O combate ao racismo também passa por mobilizar a rede intersetorial, como Saúde e Assistência Social, para garantir todos os direitos das crianças, adolescentes e suas famílias, combatendo as desigualdades sociais produzidas ao longo da história.
O que é a lei 10.639/03? A lei instituiu a obrigatoriedade do ensino da história e cultura africana e afro-brasileira em toda a Educação Básica no Brasil. Seu objetivo é promover o reconhecimento e a valorização das contribuições históricas e contemporâneas destas populações para a formação do Brasil e sua influência no mundo, bem como combater o racismo e estimular uma compreensão mais ampla da diversidade cultural do país.
“A escola precisa desempenhar sua função social em um país desigual como o Brasil […] e fortalecer os indivíduos para se perceberem como portadores de direitos e igualdade, e de possibilidade de reivindicá-los”, reforçou Ednéia.
Muitas escolas públicas brasileiras já possuem práticas consolidadas no combate ao racismo e implementação da Lei 10.639/03 e podem ser referências nesta missão.

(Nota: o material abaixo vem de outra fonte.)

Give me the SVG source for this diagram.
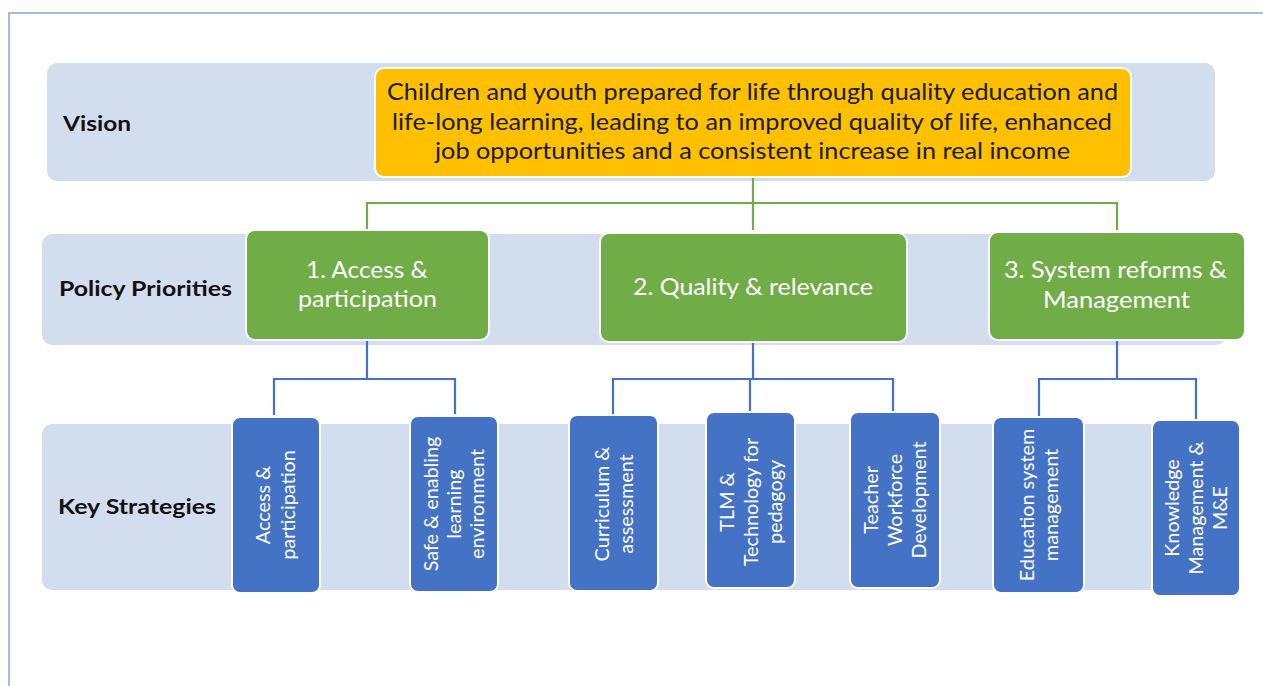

“É preciso acolher a história, a memória e o conhecimento de todas as pessoas. Acolher sinceramente o saber do outro. […] E articular os conhecimentos sistematizados ao longo da história aos conhecimentos dos territórios e das diferentes culturas. Só assim podemos construir uma Educação equitativa que faça sentido para todas as pessoas”, finalizou Ednéia.